Partly because the victims of this tragedy are members of the new middle class, it has been impossible to keep a lid on the story. Users of Weibo, a Twitter-like microblogging site, have produced an outpouring of contemptuous comment. One posted photos of the rail minister’s fancy watch collection, an indication of his less than modest lifestyle. Weibo alone boasts 140m users, mostly from the urban middle class that the Communist party is supposed to have co-opted into its modernising project.
A middle class revolt is particularly dangerous for the Chinese leadership. It undermines a recent truism of Chinese analysis, sometimes referred to as the Beijing consensus. This contends, among other things, that people don’t worry too much about democracy, freedom of expression and free markets so long as they have a technocratic leadership capable of delivering economic progress.

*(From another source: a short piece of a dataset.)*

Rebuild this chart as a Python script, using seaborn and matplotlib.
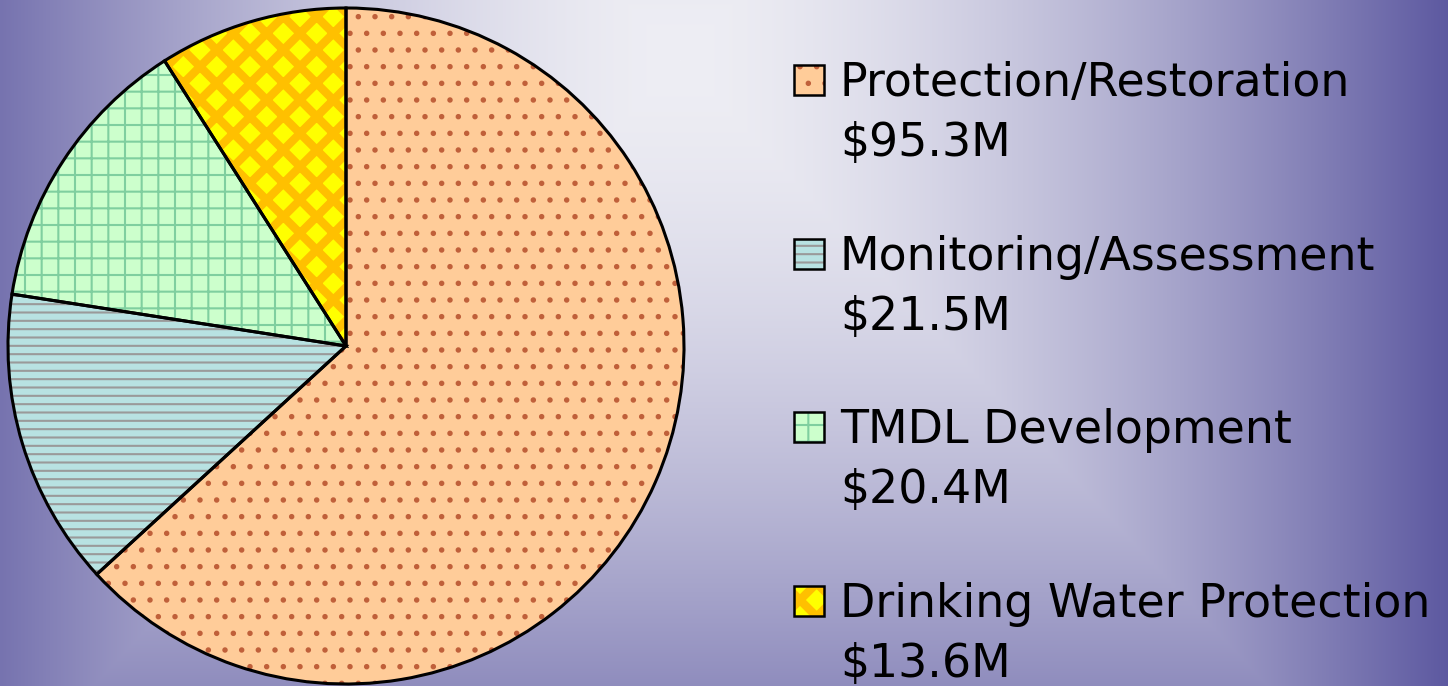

The cult of GDPism appears no longer to hold. China grew at 10.3 per cent last year, and should clear at least 9 per cent this year. But while taxi drivers riot in Hangzhou over low wages, the revolt over the train crash has been over the more abstract concept of governance. China’s middle class wants a leadership that can contain corruption, ensure safety and not put pride above engineering principles. It wants, in the arresting words of a commentary in the People’s Daily – of all places – economic growth that is not “smeared in blood”.
The anger appears to breathe life into an old argument, all but abandoned in the face of China’s relentless economic progress, that a rising middle class will demand more accountability of its leaders. If that turns out to be true, then, alongside the people who tragically lost their lives on the tracks outside Wenzhou, the Beijing consensus itself may also have perished.